Katie Archibald is another Scot hoping to make a big impression at the Hong Kong Velodrome, where she will contest the scratch race, omnium, individual pursuit and team pursuit.
Archibald, from Milngavie, won gold alongside Laura Kenny, Joanna Rowsell-Shand and Elinor Barker in the team pursuit at Rio 2016. But Kenny is currently pregnant with her first child and Shand has since retired, so it’s a new-look team pursuit squad taking to the track over the next few days.
She’s only 23, but Archibald is now seen as one of the senior members of the 20-strong Great Britain squad, which features ten World Championship debutants.
“The biggest change for us going into this World Championships is Laura not being here, along with Joanna and Ciara Horne,” Archibald said.
“Myself and Elinor have somehow been thrust into the position of being the elders, aged 22 and 23. It’s daunting.
“It’s a fairly obvious truth that Laura Kenny is Olympic and world champion. You’ve got to expect that if she had continued training she would have had the form to make that selection.

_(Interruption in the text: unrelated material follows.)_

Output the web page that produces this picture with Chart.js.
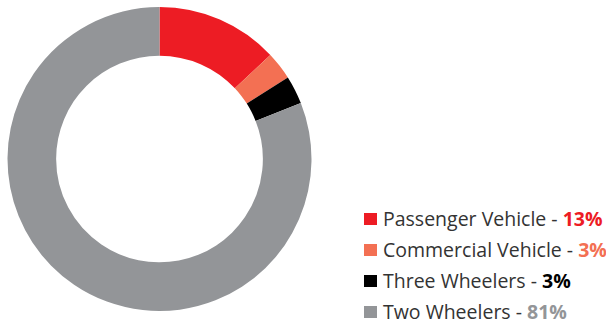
<!DOCTYPE html>
<html>
<head>
<meta charset="utf-8">
<script src="https://cdn.jsdelivr.net/npm/chart.js@4.4.1/dist/chart.umd.min.js"></script>
<style>
  html, body { margin: 0; padding: 0; background: #fff; }
  #wrap { position: relative; width: 606px; height: 320px; overflow: hidden; }
  #donut { position: absolute; left: 0; top: 0; width: 319px; height: 318px; }
  #legend { position: absolute; left: 364px; top: 203px; font-family: "Open Sans", sans-serif; font-size: 19.5px; color: #333; }
  .row { height: 31px; display: flex; align-items: center; white-space: pre; }
  .sw { width: 13px; height: 12px; margin-right: 6px; flex: none; }
  .pct { font-weight: 700; }
</style>
</head>
<body>
<div id="wrap">
  <div id="donut"><canvas id="c"></canvas></div>
  <div id="legend"></div>
</div>
<script>
// Vehicle segment shares (%)
const categories = ["Passenger Vehicle", "Commercial Vehicle", "Three Wheelers", "Two Wheelers"];
const shares = [13, 3, 3, 81];
const colors = ["#ED1C24", "#F37053", "#000000", "#939598"];

const chart = new Chart(document.getElementById("c"), {
  type: "doughnut",
  data: {
    labels: categories,
    datasets: [{
      data: shares,
      backgroundColor: colors,
      borderWidth: 0,
      hoverOffset: 0
    }]
  },
  options: {
    responsive: true,
    maintainAspectRatio: false,
    animation: false,
    cutout: "68%",
    layout: { padding: 7 },
    plugins: {
      legend: { display: false },
      tooltip: { enabled: false }
    }
  }
});

// Legend built from the chart's own data
const legend = document.getElementById("legend");
chart.data.labels.forEach((label, i) => {
  const row = document.createElement("div");
  row.className = "row";
  const sw = document.createElement("span");
  sw.className = "sw";
  sw.style.background = colors[i];
  const txt = document.createElement("span");
  txt.textContent = label + " - ";
  const pct = document.createElement("span");
  pct.className = "pct";
  pct.style.color = colors[i];
  pct.textContent = chart.data.datasets[0].data[i] + "%";
  row.append(sw, txt, pct);
  legend.appendChild(row);
});
</script>
</body>
</html>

“But she is not here and there is still a huge amount of competition. I feel quite privileged to have this chance and have this omnium spot. I want to be competitive.”
British Cycling’s head coach Iain Dyer says the other cyclists, particularly Archibald and Barker, should turn Kenny’s absence into a positive and use the event to “make their mark”.
“It’s a young squad and anyone has the chance to unseat someone more senior,” explained Dyer. “The guys here are looking to make their own mark.
“Laura has ruled the roost in the omnium in the past but Katie and Elinor are pretty good bunch race riders in their own right, as we’ve all seen. The most important thing with these World Championships is that those who have been committed to team events now have the freedom to commit a little bit stronger to individual stuff.”